I've been thinking a lot about the Cool Girl and what it is that makes her so interesting. Who doesn't want to be the Cool Girl? Hip, clever, individual, insouciant, sexy maybe, gorgeous (but on her own terms and let's face it, it isn't really about looks) and strong. But being cool is about so much more than a list of accomplishments and attributes. I can think of so many incredible women who are talented, intelligent, ferociously out-spoken, achingly hip or beautiful who just aren't cool.

So what is this indefinable quality that the Cool Girl possesses and who is she? I think she's the girl or woman who walks her own path and doesn't care about pleasing anyone. She has integrity, she's unselfconscious, self-possessed and unashamed. Most interestingly she's perennial. She transcends era, because she forms the world around her. She is a leader, not a follower and her life isn't defined by her success or privilege but by her persistence, her steadfast insistence on being. For me, women like Louise Brooks with her bobbed hair and independent spirit; Kim Gordon, writing and playing up front in Sonic Youth; Nina Simone, overcoming oppression and ill health to gift her talents to the world are the epitome of cool. I'd add Jane Birkin, Roxanne Gay and Bel Hooks, Sofia Coppola and Kate Moss too. These may not be women our mothers wanted us to aspire to be, but isn't that the point? They aren't quiet, they aren't ladylike and they sure as hell won't play pretty to please the masses.

I grew up in the late eighties and early nineties on a council estate in Kent and I wanted to be cool. I wanted to be a mix of these incredible women - intelligent, feisty and with a devil-may-care attitude. I wanted to be talented and creative and not care what anyone else thought, I wanted to belong to myself and ignore the put-downs and gossip. But wanting to be cool, trying to be cool is precisely what it's not. It isn't a skill you can practice, it isn't a hairstyle, or a pair of shoes, it isn't how you speak or whether or not you play in a band, write poems or work in a cake shop.

I was never cool, so I wrote a novel, So the Doves, in which my character, Melanie, is everything I wanted to be. She is strong and courageous, she is unashamed of her intellectual prowess, and her inability to fit in and toe the line. Sure she's a rebel, but with a cause, she's creative and loyal, she speaks the truth and stands up for what she believes in. She doesn't pay attention to silly rules about her clothes or behaviour. She is completely, and utterly herself. She doesn't give in.
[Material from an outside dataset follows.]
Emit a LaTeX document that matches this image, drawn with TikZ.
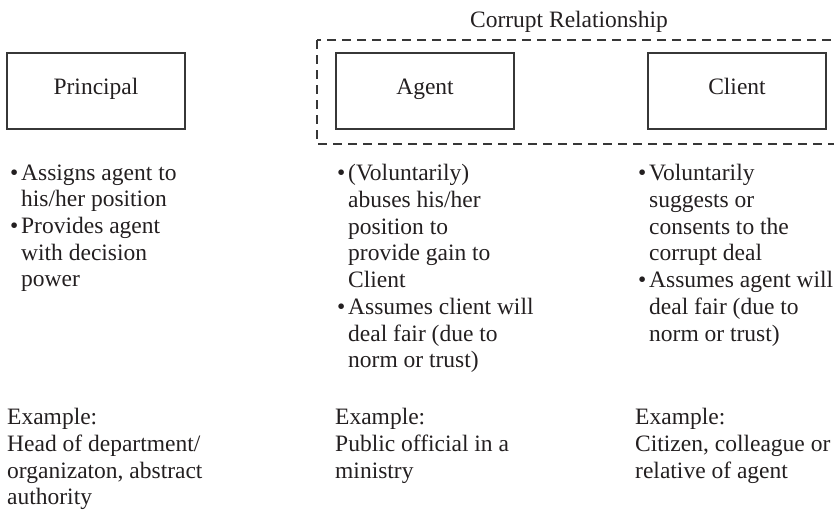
\documentclass[tikz,border=0pt]{standalone}
\usepackage{fontspec}
\setmainfont{Liberation Serif}
\usetikzlibrary{positioning}

\definecolor{inkgray}{RGB}{35,31,32}
\definecolor{linegray}{RGB}{55,55,55}

\tikzstyle{actor}=[rectangle,draw=linegray,line width=1.5pt,minimum width=178pt,minimum height=76pt,inner sep=0pt,text=inkgray,text height=1.6ex,text depth=.2ex]
\tikzstyle{notes}=[anchor=north west,align=left,inner sep=0pt,text=inkgray,execute at begin node=\strut]
\tikzstyle{dash box}=[draw=linegray,line width=1.3pt,dash pattern=on 9pt off 6pt]

\newcommand{\itm}{\makebox[11pt][l]{\textbullet}}
\newcommand{\ind}{\hspace*{11pt}}

\begin{document}
\begin{tikzpicture}[x=1pt,y=-1pt,font=\fontsize{23.5}{26.7}\selectfont]
	\useasboundingbox (0,0) rectangle (834,512);
	% the three actors
	\foreach \name/\x/\label in {principal/96/Principal, agent/425/Agent, client/737/Client}
		\node[actor] (\name) at (\x,91) {\label};
	% dashed frame round agent and client
	\draw[dash box] (317,40) rectangle (860,144);
	\node[anchor=base,inner sep=0pt,text=inkgray] (relation) at (569,27) {Corrupt Relationship};
	% bullet lists
	\node[notes] (principal roles) at (10,164.3)
		{\itm Assigns agent to\\ \ind his/her position\\ \itm Provides agent\\ \ind with decision\\ \ind power};
	\node[notes] (agent roles) at (337,164.3)
		{\itm (Voluntarily)\\ \ind abuses his/her\\ \ind position to\\ \ind provide gain to\\ \ind Client\\
		 \itm Assumes client will\\ \ind deal fair (due to\\ \ind norm or trust)};
	\node[notes] (client roles) at (638,164.3)
		{\itm Voluntarily\\ \ind suggests or\\ \ind consents to the\\ \ind corrupt deal\\
		 \itm Assumes agent will\\ \ind deal fair (due to\\ \ind norm or trust)};
	% examples
	\node[notes] (principal example) at (7,408.3)
		{Example:\\ Head of department/\\ organizaton, abstract\\ authority};
	\node[notes] (agent example) at (335,408.3)
		{Example:\\ Public official in a\\ ministry};
	\node[notes] (client example) at (635,408.3)
		{Example:\\ Citizen, colleague or\\ relative of agent};
\end{tikzpicture}
\end{document}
No matter what age we are, we can all learn from the Cool Girl, because what makes her so special is she is a grown woman, even when her actual age says different - those qualities of being - of moving through the world with confidence, sure of our place in it - can be ours. We can be cool - taking action to right wrongs, speaking up, we can have conviction and empathy, be unafraid and not conform to the narrow stereotypes of what a woman or a girl should be. We can wholeheartedly be ourselves and that is cool.